When customers move from on-premises to the cloud, you need to think about how to secure their infrastructure. How do you ensure that the journey is smooth without worrying about those security concerns? So, one of those critical initiatives was to have a Cloud One data center hosted in India. The platform is hosted with a cloud service provider in Mumbai. It is offered to any customer, any enterprise in India, or to the government. Very recently, the government introduced a data privacy law. It released guidelines for data residency. While this applies to certain verticals, we see it also coming to other industries that are not so regulated. They will also start insisting on data sovereignty.

So, it made a lot of business sense to support our customers to ensure that we are there to secure their applications, servers, and workloads in the cloud if they are using any of the cloud service providers.

Where do you see the biggest potential in India for your solutions? And how are you going to address that market? 

Nilesh Jain: In India, the biggest potential has to be unleashed from the SMB and mid-enterprise markets. They yearn for an SOC operation at affordable pricing. One can provide that affordability only through a locally delivered ecosystem. It calls for local SOC partners who can deliver that value at economical value. And that is what we are delivering. We can unleash the potential today through XDR. But it’s been adopted only by a few large enterprise customers who have multi-million dollar budgets and some compliance to fulfill.

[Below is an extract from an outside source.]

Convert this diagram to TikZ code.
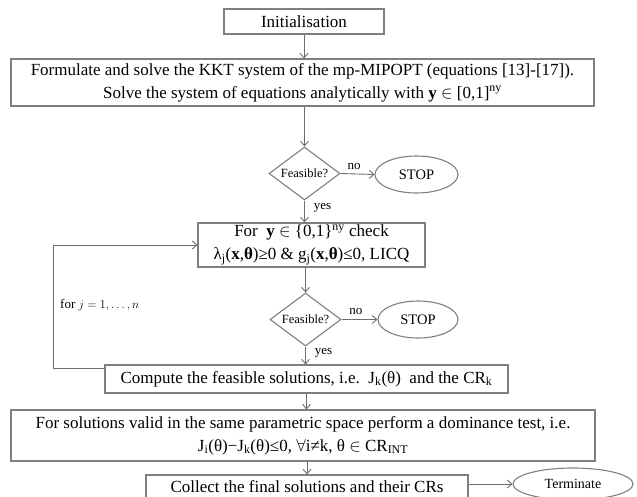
\documentclass[tikz,border=0pt]{standalone}
\usepackage{fontspec}
\setmainfont{Liberation Serif}
\usetikzlibrary{shapes.geometric,arrows.meta}

\definecolor{linegray}{HTML}{6E6E6E}
\definecolor{boxgray}{HTML}{7F7F7F}

\begin{document}
\begin{tikzpicture}[x=1pt, y=-1pt,
	box/.style = {draw=boxgray, line width=1.1pt, inner sep=0pt, align=center, font=\fontsize{17}{23}\selectfont},
	test/.style = {diamond, draw=boxgray, line width=1.1pt, inner sep=0pt, aspect=1.34, minimum width=71pt, minimum height=53pt, font=\fontsize{12.5}{14}\selectfont},
	halt/.style = {ellipse, draw=boxgray, line width=1.1pt, inner sep=0pt, font=\fontsize{14.5}{16}\selectfont},
	flow/.style = {-{Straight Barb[length=4.5pt,width=8pt]}, linegray, line width=0.9pt},
	tag/.style = {font=\fontsize{13}{15}\selectfont, inner sep=1pt, text=black}]
	\useasboundingbox (0,0) rectangle (637,496);

	% boxes of the flow
	\node [box, minimum width=160pt, minimum height=25pt] (init) at (304, 21.5) {Initialisation};
	\node [box, minimum width=583pt, minimum height=47pt] (kkt) at (302.5, 82.5)
		{Formulate and solve the KKT system of the mp-MIPOPT (equations [13]-[17]).\\
		Solve the system of equations analytically with \textbf{y} $\in$ [0,1]\textsuperscript{ny}};
	\node [test] (feas1) at (304.5, 173.5) {Feasible?};
	\node [halt, minimum width=83pt, minimum height=37pt] (stop1) at (416.5, 174.5) {STOP};
	\node [box, minimum width=227pt, minimum height=44pt] (check) at (311.5, 245)
		{For \ \textbf{y} $\in$ \{0,1\}\textsuperscript{ny} check\\
		λ\textsubscript{j}(\textbf{x},\textbf{θ})≥0 \& g\textsubscript{j}(\textbf{x},\textbf{θ})≤0, LICQ};
	\node [test] (feas2) at (305.5, 319.5) {Feasible?};
	\node [halt, minimum width=80pt, minimum height=37pt] (stop2) at (418, 319.5) {STOP};
	\node [box, minimum width=403pt, minimum height=28pt] (comp) at (306.5, 379)
		{Compute the feasible solutions, i.e.\ \ J\textsubscript{k}(θ) \ and the CR\textsubscript{k}};
	\node [box, minimum width=584pt, minimum height=51pt] (dom) at (303, 435.5)
		{For solutions valid in the same parametric space perform a dominance test, i.e.\\
		J\textsubscript{i}(θ)−J\textsubscript{k}(θ)≤0, $\forall$i≠k, θ $\in$ CR\textsubscript{INT}};
	\node [box, minimum width=322pt, minimum height=24pt] (coll) at (307, 487) {Collect the final solutions and their CRs};
	\node [halt, minimum width=120pt, minimum height=32pt, font=\fontsize{14}{16}\selectfont] (term) at (573, 484) {Terminate};

	\node [tag, anchor=west] (loop) at (59, 305) {for $j = 1, \dots, n$};
	\coordinate (corner) at (53, 368);

	% connectors
	\draw [flow] (init.south) -- (init.south |- kkt.north);
	\draw [flow] (kkt.south -| feas1.north) -- (feas1.north);
	\draw [flow] (feas1.east) -- node [tag, above=3pt, pos=.4] (no1) {no} (stop1.west);
	\draw [flow] (feas1.south) -- node [tag, right=8pt, pos=.35] (yes1) {yes} (feas1.south |- check.north);
	\draw [flow] (check.south -| feas2.north) -- (feas2.north);
	\draw [flow] (feas2.east) -- node [tag, above=3pt, pos=.4] (no2) {no} (stop2.west);
	\draw [flow] (feas2.south) -- node [tag, right=8pt, pos=.35] (yes2) {yes} (feas2.south |- comp.north);
	\draw [flow] (corner -| comp.west) -- (corner) |- (check.west);
	\draw [flow] (comp.south) -- (comp.south |- dom.north);
	\draw [flow] (dom.south -| coll.north) -- (coll.north);
	\draw [flow] (coll.east |- term.west) -- (term.west);
\end{tikzpicture}
\end{document}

The biggest potential lies in the mid-market — SMB or lower pie of large enterprises. And that’s a potential that we are trying to unleash by creating a comprehensive service delivery at much more economical prices. For that, we need to have SOC partners who can do a much better job.

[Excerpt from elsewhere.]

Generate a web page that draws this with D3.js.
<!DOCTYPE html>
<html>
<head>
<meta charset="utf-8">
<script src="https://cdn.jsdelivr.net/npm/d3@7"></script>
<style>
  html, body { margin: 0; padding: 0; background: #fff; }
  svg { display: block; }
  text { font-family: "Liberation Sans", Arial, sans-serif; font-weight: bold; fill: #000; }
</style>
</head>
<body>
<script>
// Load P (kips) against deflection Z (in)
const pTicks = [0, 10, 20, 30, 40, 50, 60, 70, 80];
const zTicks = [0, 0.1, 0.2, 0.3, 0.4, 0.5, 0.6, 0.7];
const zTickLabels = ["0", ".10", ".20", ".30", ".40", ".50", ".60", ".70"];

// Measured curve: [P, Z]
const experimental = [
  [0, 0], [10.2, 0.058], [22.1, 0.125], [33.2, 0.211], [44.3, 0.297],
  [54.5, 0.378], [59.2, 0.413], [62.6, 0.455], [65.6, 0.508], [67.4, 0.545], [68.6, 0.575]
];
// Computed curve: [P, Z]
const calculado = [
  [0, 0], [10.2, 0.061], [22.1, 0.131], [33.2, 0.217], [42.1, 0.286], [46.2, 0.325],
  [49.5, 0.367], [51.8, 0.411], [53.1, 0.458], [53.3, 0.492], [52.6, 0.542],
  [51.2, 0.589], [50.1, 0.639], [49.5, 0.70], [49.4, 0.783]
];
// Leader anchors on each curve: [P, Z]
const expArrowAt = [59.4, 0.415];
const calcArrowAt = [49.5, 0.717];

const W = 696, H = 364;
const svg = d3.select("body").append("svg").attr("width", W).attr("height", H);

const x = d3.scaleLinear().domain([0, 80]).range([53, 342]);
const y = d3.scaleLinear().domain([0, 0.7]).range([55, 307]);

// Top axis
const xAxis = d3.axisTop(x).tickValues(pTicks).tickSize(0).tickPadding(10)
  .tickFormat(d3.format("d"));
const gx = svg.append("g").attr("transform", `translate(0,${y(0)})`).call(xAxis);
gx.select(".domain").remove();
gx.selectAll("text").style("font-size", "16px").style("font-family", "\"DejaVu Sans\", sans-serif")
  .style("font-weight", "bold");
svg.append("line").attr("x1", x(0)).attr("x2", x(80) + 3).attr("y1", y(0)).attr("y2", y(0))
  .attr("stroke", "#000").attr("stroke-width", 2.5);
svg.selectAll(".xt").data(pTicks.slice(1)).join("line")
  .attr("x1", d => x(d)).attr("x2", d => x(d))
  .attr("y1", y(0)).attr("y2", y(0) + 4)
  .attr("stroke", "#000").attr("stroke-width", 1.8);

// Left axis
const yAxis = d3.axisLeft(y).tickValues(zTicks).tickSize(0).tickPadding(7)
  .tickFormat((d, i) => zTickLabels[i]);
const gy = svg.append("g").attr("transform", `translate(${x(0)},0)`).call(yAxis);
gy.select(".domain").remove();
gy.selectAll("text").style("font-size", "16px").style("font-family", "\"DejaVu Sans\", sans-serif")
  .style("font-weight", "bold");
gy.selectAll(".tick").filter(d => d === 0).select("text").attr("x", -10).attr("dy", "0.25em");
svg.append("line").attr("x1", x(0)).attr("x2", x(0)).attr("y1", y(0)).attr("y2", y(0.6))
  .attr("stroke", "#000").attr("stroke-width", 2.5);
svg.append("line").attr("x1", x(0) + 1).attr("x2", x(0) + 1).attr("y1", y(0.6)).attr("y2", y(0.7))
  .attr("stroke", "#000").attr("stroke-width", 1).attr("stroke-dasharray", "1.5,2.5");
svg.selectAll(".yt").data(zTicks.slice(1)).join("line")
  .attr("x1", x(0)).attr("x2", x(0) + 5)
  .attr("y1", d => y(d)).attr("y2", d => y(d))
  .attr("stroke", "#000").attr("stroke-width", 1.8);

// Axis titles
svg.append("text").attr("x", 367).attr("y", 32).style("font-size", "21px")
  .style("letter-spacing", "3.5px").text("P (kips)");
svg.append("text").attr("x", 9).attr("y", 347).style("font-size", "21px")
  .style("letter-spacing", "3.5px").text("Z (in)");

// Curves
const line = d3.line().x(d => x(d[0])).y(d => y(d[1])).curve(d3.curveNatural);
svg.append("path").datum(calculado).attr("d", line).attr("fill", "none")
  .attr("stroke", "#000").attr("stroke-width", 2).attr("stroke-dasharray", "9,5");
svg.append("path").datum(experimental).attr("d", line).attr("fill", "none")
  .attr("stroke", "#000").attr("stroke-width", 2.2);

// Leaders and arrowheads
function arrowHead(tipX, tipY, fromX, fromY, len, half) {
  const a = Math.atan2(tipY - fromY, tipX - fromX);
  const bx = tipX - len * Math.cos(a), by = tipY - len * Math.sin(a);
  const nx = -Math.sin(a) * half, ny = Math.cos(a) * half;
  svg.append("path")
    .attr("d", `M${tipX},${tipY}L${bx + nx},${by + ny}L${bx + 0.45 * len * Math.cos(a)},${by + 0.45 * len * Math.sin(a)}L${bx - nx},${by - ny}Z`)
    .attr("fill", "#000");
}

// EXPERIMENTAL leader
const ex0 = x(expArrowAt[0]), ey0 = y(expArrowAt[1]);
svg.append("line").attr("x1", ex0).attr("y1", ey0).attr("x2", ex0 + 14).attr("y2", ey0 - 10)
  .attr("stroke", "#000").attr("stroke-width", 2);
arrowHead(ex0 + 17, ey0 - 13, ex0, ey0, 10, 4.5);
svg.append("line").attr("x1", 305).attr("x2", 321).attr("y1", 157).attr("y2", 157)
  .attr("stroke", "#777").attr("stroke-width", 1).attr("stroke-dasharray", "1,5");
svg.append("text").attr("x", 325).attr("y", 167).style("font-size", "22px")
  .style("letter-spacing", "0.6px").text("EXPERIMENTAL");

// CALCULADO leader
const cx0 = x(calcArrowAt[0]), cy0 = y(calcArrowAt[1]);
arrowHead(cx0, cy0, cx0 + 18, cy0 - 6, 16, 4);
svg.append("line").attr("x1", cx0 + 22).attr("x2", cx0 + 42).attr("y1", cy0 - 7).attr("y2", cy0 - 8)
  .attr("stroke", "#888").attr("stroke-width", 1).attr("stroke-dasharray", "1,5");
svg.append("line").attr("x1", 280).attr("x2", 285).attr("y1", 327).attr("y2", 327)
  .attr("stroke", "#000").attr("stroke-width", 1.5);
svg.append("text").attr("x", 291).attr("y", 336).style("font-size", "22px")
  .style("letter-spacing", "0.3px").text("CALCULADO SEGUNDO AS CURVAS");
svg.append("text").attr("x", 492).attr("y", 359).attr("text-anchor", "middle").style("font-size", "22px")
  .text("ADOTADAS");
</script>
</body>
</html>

We are working with SOC partners and integrating our products there, scaling them up. The backbone of that SOC is still Trend Micro Vision One. It can consume data and information and respond. It is based on Trend Micro’s Vision One engine. And then, we can not only respond on Trend Micro products by leveraging SOC partner capabilities but also on third-party products. Customers don’t want to depend on only one product; they want best of breed on endpoint and server from Trend Micro, but for CASB, they might prefer someone else; for firewall, they may opt for another vendor. That’s why we must support the customer through an SOC. If you are to be successful in XDR, you must learn to work with an SOC partner. Yes, some large enterprise customers, like the large banks, have their own internal SOC and may not need an external SOC partner. We can work with their internal teams as well.

What is your vertical focus for India? How many customers do you have in India?

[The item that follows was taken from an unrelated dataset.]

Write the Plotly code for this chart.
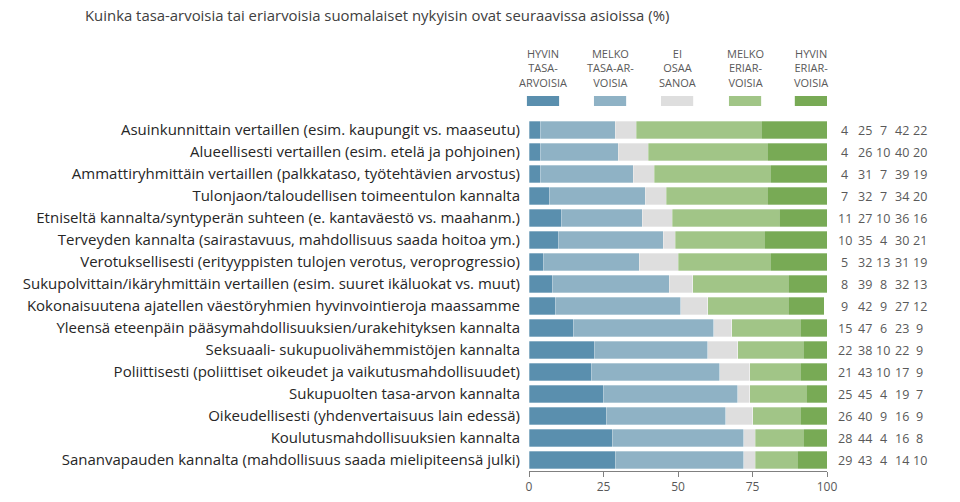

Vijendra Katiyar: BFSI is number one for us, and there is also a focus on digital-native companies. We have formed a business vertical focusing on the cloud, which will work with many digital-native companies whose entire business is born in the cloud. We have been working with a lot of other enterprises, especially in manufacturing, pharma, and IT/ITES.

Nilesh Jain: In 2021, we gained 120 customers in India. But in the last two years, we acquired nearly 300 customers. These are mid-enterprise to large customers. There was a surprising surge in SMB in the last two years. So, we might invest more into the SMB business and scale it up.

And we work closely with AWS. They open many accounts that we might not even have visibility into. But customers who adopt AWS would like to partner with us.

How do you serve the government and public sector? 

Vijendra Katiyar:  We have a very strong government team that focuses on central and state government. One area where we see a lot of potential is Smart Cities. We have participated in many leading smart city projects to make smart cities more secure.

Defense is another area, and we built a team to focus on this sector. It’s an important sector for the government, and the sector is seeing a lot of cyberattacks. We know that there are guidelines, policies, and government initiatives being digitalized, and we want to help the government securely do this. We are working towards that.